Vendre du vin en ligne aux États-Unis
En mars 2001, Jean-Sébastien Robicquet fonde Eurowinegate afin de vendre du vin en ligne aux États-Unis. Malheureusement son activité doit affronter deux grosses tempêtes dans les mois qui suivent. En effet, en juin, il voit tout d’abord la bulle Internet exploser, puis en septembre les Twin Towers s’effondrer avec pour effet immédiat de faire grimper le dollar. Ses ambitions américaines douchées, Jean-Sébastien Robicquet décide de revenir à la fabrication de spiritueux.
Il expérimente ainsi de nouvelles manières de distiller le vin et élabore une vodka à base de raisin. Diageo cherche à l’époque à créer une vodka française haut de gamme. Ceux-ci sont séduits par les méthodes de Jean-Sébastien Robicquet et c’est ainsi que Cîroc naît en 2003. L’ingrédient principal est au cœur d’une controverse : les producteurs de l’Europe du Nord et de l’Est considèrent que seuls les alcools distillés à base de graines ou de pomme de terre peuvent recevoir l’appellation vodka.
Rachat du manoir Villevert en 2009
Toutefois, Cîroc peine sur le marché américain. La marque ne décolle qu’en 2007 quand Diageo s’associe à Sean Combs (Puff Daddy à l’époque). Depuis, Hollywood s’arrache cette vodka ultra-pure et fraîche et, fort de ce succès, Jean-Sébastien Robicquet décide de revenir à ses sources. En 2009, il rachète ainsi le manoir Villevert dont il découvre qu’il a été bâtit au XVIe siècle par ses ancêtres. Ces derniers ont fait partie des premiers négociants en cognac avant même les familles Martell et Hennessy.

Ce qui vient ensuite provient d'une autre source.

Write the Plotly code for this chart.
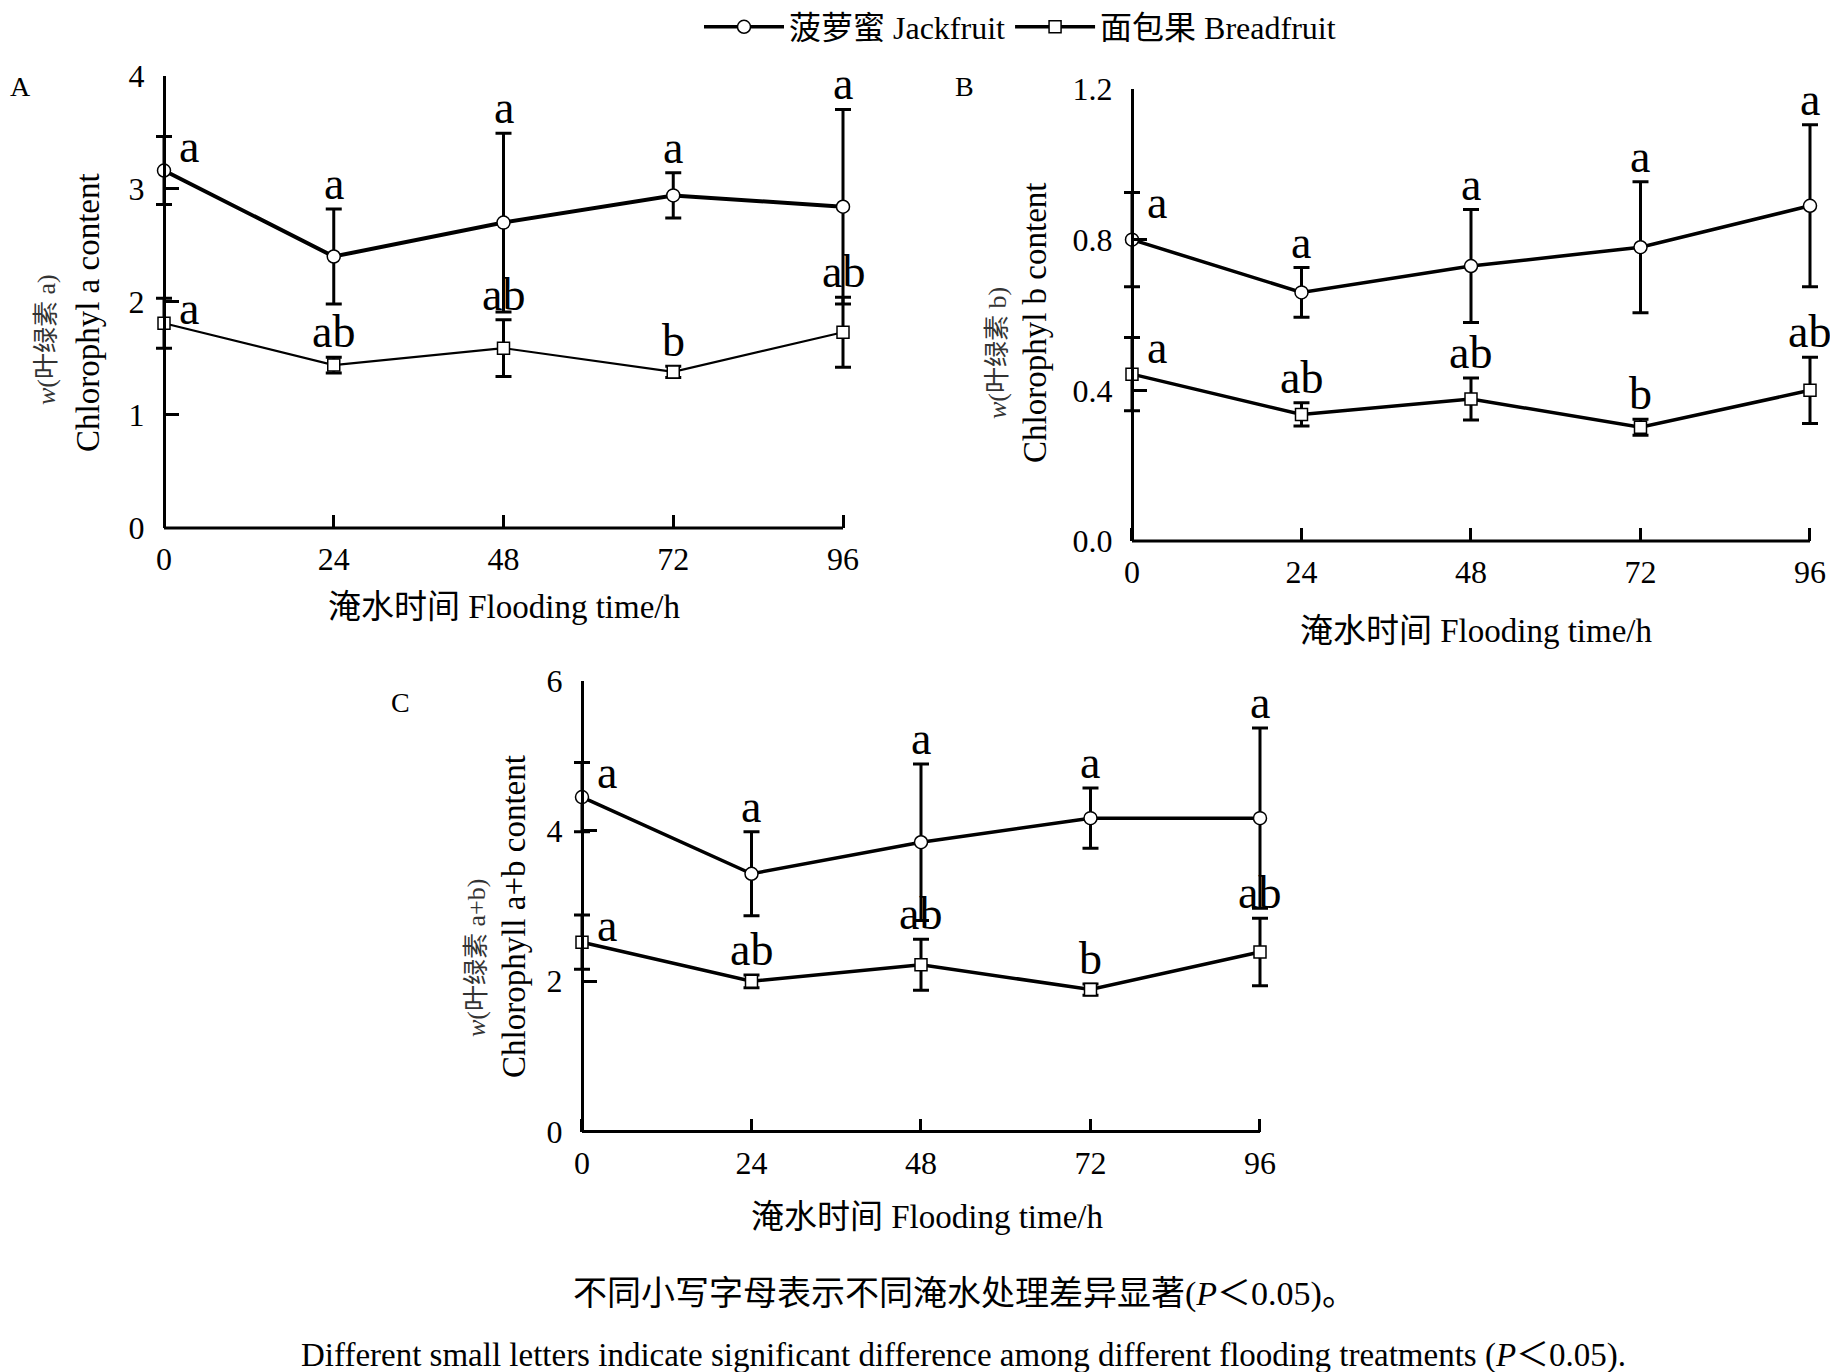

En 2015, Eurowinegate devient la maison Villevert. Si ce nouveau nom est dépositaire d’un état d’esprit familial, Jean-Sébastien Robicquet continue à aller contre-courant alors que le cognac est en crise. Il élabore un gin avec du raisin (G’Vine), une tequila vieillie en fûts de Sauternes et de cognac (Excellia), une liqueur à partir de fleurs de vigne (June), et un vermouth à base de Pineau des Charentes (La Quintinye Vermouth Royal) primé à de multiples reprises.
Un entrepreneur non-conformiste et mesuré
Jean-Sébastien Robicquet avoue ouvertement que le « conformisme tue ». Mais bien qu’optimiste dans l’âme, il conserve une certaine mesure. Si son enracinement à la région de Cognac y est pour beaucoup, le décès d’un de ses quatre enfants en 2003 l’a amené à beaucoup relativiser. De plus, pour lui, « le luxe c’est le temps ». Ainsi, chaque année, il part en retraite pour une dizaine de jours, une manière d’engranger de la sérénité avant de poursuivre ses multiples projets.
En quinze ans, Jean-Sébastien Robicquet est passé « d’une planche avec deux tréteaux » à une société de 80 salariés générant 60 millions d’euros de chiffre d’affaires et exportant dans 40 pays. Et ce n’est pas fini car l’entrepreneur projette d’embaucher une vingtaine de personnes supplémentaires et de porter le chiffre d’affaires de la maison Villevert à 100 millions d’euros d’ici 2020. Pour y arriver, il mise sur l’excellence, l’innovation et son amour inépuisable pour le raisin.